In the gospel of John, the one written by Jesus’ best friend, John tells us of Mary’s encounter with Jesus after he rose from the dead. It was early, still dark, and Mary was overwhelmed with grief. When she turned around from the empty tomb there was Jesus, but she thought he was the gardener. Now, suppose, as Charles Spurgeon has pointed out, that Jesus was the gardener. Is this an appropriate metaphor for Jesus?
Actually, while obviously not an intentional use of a metaphor in this encounter, it is indeed a wonderful way to view Jesus. If you have ever visited a well-kept garden with paths, fish pond, and all sorts of flowers, herbs, vegetables and more, you would know that the gardener goes to great pains to ensure the gardens’ success – kind of like Mr. Miyagi’s garden in the Karate Kid.
So it is with Jesus. Paul (Jesus’ main guy he used to reach non-Jews in the first century) uses a gardening metaphor to speak of our adoption as children of God. In Paul’s letter to the struggling house churches in Rome, he says that we’ve been grafted into the nourishing root of the olive tree. Jesus is the root. Elsewhere, he’s the vine, the bread, the good shepherd, the way – the metaphor list goes on to help us capture the size and scope of Jesus the Rescuer.
In Genesis, the first book in the Bible, God walks with Adam and Eve in the garden – life is just as it was meant to be – heaven and earth, together as one. In fact, one of our first assignments as humans was to tend God’s garden – we didn’t do so well. Still don’t.

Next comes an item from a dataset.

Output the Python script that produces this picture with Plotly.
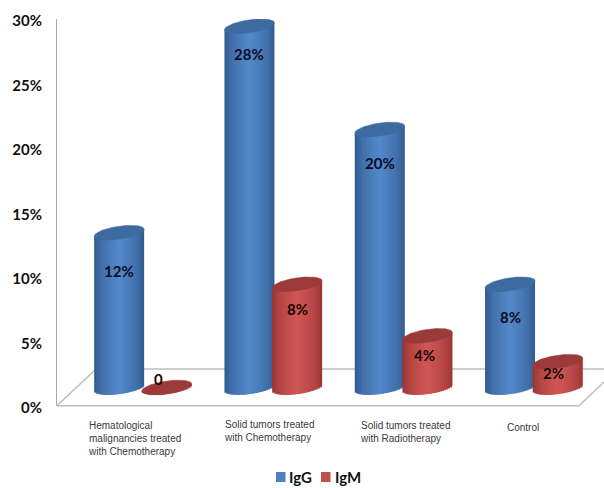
import numpy as np
import plotly.graph_objects as go

categories = ["Hematological<br>malignancies treated<br>with Chemotherapy",
              "Solid tumors treated<br>with Chemotherapy",
              "Solid tumors treated<br>with Radiotherapy",
              "Control"]
igg = [12, 28, 20, 8]
igm = [0, 8, 4, 2]
igg_text = ["12%", "28%", "20%", "8%"]
igm_text = ["0", "8%", "4%", "2%"]
y_ticks = [0, 5, 10, 15, 20, 25, 30]

W, H = 604, 488
L, R, T, B = 57, 0, 19, 82
PW, PH = W - L - R, H - T - B
PX_X = 130.3                      # px per category
PX_Y = PH / 30.0                  # px per percent
X0 = -(143 - L) / PX_X
X1 = X0 + PW / PX_X
FLOOR = 18.5 / PX_Y               # cylinder base centre above axis zero
HALF = 25 / PX_X
OFFSET = 23.85 / PX_X
EB = 6.5 / PX_Y                   # ellipse half height
EK = 3.5 / PX_Y                   # ellipse tilt
FONT = "Lato"
N = 25
OVERLAP = 1.5 / PX_X


def mix(a, b, f):
    return "rgb(%d,%d,%d)" % tuple(round(a[i] + (b[i] - a[i]) * f) for i in range(3))


def cylinders(values, name, off, edge, mid, cap):
    xs = [i + off for i in range(len(values))]
    vals = np.array(values, float)
    step = HALF * 2 / N
    for k in range(N):
        t0 = -1 + 2 * k / N
        t = t0 + 1 / N
        f = (1 - abs(t)) ** 0.55
        curve = np.sqrt(max(1 - t * t, 0))
        bottom = FLOOR - EB * curve + EK * t
        w = step + (OVERLAP if k < N - 1 else 0)
        fig.add_trace(go.Bar(
            x=xs, y=vals + EB * curve, base=[bottom] * len(xs),
            width=w, marker=dict(color=mix(edge, mid, f), line_width=0),
            offset=t0 * HALF,
            showlegend=False, hoverinfo="skip", name=name))
    th = np.linspace(0, 2 * np.pi, 73)
    for x, v in zip(xs, vals):
        fig.add_trace(go.Scatter(
            x=x + HALF * np.cos(th),
            y=FLOOR + v + EB * np.sin(th) + EK * np.cos(th),
            mode="lines", fill="toself", fillcolor=cap, line=dict(width=0.5, color=cap),
            showlegend=False, hoverinfo="skip", name=name, cliponaxis=False))


fig = go.Figure()
cylinders(igg, "IgG", -OFFSET, (44, 84, 134), (84, 136, 202), "#3d6b9f")
cylinders(igm, "IgM", OFFSET, (146, 48, 46), (208, 86, 84), "#9b3a38")


def px(x):
    return (x - L) / PW


def py(y):
    return (H - B - y) / PH


frame = [((57, 405.7), (579, 405.7)), ((57, 405.7), (96, 369)),
         ((579, 405.7), (604, 382)), ((96, 369), (604, 369))]
shapes = [dict(type="line", layer="below", xref="paper", yref="paper",
               x0=px(a[0]), y0=py(a[1]), x1=px(b[0]), y1=py(b[1]),
               line=dict(color="#bdbdbd", width=1.5)) for a, b in frame]

annotations = []
igg_drop = [38, 28, 33, 33]
igm_drop = [-9, 25, 19, 11]
igm_nudge = [-8, 0, -3, -4]
for i in range(4):
    annotations.append(dict(x=i - OFFSET, y=FLOOR + igg[i], yshift=-igg_drop[i], text=igg_text[i],
                            showarrow=False, font=dict(family=FONT, size=15, color="#0b0b25", weight="bold")))
    annotations.append(dict(x=i + OFFSET, y=FLOOR + igm[i], yshift=-igm_drop[i], xshift=igm_nudge[i], text=igm_text[i],
                            showarrow=False, font=dict(family=FONT, size=15, color="#1a0505", weight="bold")))

label_left = [86.5, 222.5, 359, 505.5]
label_top = [418, 417, 418, 420]
for c, lx, ly in zip(categories, label_left, label_top):
    annotations.append(dict(xref="paper", yref="paper", x=px(lx), y=py(ly), xanchor="left", yanchor="top",
                            align="left", text=c, showarrow=False, xshift=-1,
                            font=dict(family="Liberation Sans", size=10, color="#3a3a3a")))

for name, color, sx, tx in [("IgG", "#4f81bd", 276, 287), ("IgM", "#c0504d", 321, 332.5)]:
    shapes.append(dict(type="rect", xref="paper", yref="paper", x0=px(sx), x1=px(sx + 9.5),
                       y0=py(482), y1=py(472), fillcolor=color, line_width=0))
    annotations.append(dict(xref="paper", yref="paper", x=px(tx), y=py(477), xanchor="left", yanchor="middle",
                            text=name, showarrow=False,
                            font=dict(family=FONT, size=15, color="#111111", weight="bold")))

fig.update_layout(
    width=W, height=H, margin=dict(l=L, r=R, t=T, b=B, pad=0), autosize=False,
    barmode="overlay", plot_bgcolor="white", paper_bgcolor="white", showlegend=False,
    shapes=shapes, annotations=annotations,
    xaxis=dict(visible=False, range=[X0, X1], type="linear"),
    yaxis=dict(range=[0, 30], tickvals=y_ticks, ticktext=[f"{v}%" for v in y_ticks],
               showgrid=False, zeroline=False, showline=True, linecolor="#a8a8a8", linewidth=1,
               ticks="", ticklabelstandoff=11, ticklabelshift=2,
               tickfont=dict(family=FONT, size=15, color="#111111", weight="bold")),
)
fig.write_html("out.html", config={"displayModeBar": False},
               post_script="document.body.style.margin='0';document.body.style.overflow='hidden';")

In short, the gardener metaphor works for Jesus. It helps us wrestle with both good times and hard times. In good times, we can be thankful for God’s grace – his nourishment – that allows us to blossom and bear good fruit. In hard times, we are reminded that the gardener will prune and cut as necessary because he loves us and wants us to reach our full potential.

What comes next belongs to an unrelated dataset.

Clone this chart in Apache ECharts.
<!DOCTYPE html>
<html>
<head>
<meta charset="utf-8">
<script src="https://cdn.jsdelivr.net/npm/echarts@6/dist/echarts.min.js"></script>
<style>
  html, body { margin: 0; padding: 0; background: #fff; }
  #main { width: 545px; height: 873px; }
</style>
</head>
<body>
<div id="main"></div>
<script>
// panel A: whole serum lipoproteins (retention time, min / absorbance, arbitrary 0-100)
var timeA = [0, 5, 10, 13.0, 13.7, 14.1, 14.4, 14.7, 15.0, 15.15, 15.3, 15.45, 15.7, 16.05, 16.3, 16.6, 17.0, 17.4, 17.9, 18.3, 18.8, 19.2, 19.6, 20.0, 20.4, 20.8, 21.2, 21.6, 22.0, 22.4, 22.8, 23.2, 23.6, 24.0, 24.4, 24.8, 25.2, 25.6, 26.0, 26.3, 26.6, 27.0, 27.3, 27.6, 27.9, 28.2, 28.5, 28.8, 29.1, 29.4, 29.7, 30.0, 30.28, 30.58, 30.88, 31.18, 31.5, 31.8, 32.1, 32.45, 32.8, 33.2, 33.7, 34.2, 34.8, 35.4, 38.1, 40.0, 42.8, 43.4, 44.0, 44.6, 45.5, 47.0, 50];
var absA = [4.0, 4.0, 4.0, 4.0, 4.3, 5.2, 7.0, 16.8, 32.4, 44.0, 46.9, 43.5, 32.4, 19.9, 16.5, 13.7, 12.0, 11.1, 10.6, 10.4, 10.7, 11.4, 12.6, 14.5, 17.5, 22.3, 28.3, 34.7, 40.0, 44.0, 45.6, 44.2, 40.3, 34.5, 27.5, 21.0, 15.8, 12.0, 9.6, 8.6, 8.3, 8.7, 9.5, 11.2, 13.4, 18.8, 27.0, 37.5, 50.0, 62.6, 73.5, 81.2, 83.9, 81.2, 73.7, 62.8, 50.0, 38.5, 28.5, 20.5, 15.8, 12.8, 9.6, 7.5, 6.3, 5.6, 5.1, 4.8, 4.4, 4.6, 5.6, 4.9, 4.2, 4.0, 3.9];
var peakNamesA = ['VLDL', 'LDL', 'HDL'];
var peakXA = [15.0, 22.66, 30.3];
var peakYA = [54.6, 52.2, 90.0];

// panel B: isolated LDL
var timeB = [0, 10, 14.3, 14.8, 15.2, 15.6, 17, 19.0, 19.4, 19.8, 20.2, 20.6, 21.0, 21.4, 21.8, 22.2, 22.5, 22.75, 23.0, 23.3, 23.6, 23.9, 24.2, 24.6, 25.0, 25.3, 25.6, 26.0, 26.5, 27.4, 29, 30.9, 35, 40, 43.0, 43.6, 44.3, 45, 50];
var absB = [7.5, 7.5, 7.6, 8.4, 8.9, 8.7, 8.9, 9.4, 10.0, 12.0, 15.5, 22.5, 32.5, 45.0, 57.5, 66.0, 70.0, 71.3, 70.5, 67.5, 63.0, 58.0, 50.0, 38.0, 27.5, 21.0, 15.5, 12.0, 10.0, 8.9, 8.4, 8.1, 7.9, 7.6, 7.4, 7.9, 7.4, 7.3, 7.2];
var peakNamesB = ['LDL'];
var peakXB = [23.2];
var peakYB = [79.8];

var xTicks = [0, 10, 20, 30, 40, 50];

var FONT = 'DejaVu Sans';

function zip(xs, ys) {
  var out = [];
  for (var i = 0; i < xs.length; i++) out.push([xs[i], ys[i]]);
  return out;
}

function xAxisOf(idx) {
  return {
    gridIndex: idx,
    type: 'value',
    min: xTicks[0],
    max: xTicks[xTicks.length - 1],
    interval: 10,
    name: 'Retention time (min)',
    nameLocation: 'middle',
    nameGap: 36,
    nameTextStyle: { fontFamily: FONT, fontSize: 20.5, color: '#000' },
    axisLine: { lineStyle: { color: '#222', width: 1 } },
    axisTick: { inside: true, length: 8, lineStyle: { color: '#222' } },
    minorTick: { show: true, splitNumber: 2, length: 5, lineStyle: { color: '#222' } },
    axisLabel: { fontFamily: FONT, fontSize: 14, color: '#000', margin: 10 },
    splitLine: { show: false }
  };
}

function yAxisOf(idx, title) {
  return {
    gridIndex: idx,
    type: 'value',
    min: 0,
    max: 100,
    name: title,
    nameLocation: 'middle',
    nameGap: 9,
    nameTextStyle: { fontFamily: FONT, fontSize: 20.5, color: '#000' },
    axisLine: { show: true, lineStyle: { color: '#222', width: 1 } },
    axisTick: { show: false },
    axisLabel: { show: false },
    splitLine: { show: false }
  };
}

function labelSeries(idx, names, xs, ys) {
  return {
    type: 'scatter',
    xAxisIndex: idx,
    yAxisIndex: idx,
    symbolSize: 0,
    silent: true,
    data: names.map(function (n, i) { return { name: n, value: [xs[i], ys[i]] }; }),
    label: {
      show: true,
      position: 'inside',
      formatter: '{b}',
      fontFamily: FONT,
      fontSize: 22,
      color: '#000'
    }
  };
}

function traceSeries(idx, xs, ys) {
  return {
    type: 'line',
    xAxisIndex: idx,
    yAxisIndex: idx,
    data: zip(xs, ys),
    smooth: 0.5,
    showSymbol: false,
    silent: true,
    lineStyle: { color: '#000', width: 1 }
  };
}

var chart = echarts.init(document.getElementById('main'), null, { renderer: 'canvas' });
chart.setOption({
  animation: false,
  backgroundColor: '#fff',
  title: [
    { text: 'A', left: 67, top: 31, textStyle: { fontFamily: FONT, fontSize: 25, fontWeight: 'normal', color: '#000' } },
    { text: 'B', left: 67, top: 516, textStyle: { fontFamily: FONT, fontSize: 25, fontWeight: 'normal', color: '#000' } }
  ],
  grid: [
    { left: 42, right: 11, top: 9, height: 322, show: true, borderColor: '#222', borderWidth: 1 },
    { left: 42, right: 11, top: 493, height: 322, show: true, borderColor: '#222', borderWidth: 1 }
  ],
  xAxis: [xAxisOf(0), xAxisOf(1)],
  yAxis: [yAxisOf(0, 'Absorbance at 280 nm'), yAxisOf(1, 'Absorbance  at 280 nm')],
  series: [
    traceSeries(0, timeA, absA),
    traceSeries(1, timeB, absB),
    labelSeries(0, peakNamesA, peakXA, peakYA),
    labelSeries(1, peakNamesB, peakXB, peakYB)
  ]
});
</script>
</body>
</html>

Too often we’re quick to cry out to God, “Why? Why me? This is too hard – I can’t do it!” Yet, the gardener metaphor reminds us Who is tending to us. Knowing who is cultivating us allows us to ask a new question. What is the gardener doing? What can I learn from this experience?
Most folks who have struggled through hard times will tell you that they reached new heights that they never would have reached had they not been pruned. We are also reminded that our successes are thanks to the gifts and rich soil provided by our creator that allow us to bloom and share His glory.
Supposing him to be the gardener helps us to remember who is in charge – and that we’re in very good hands.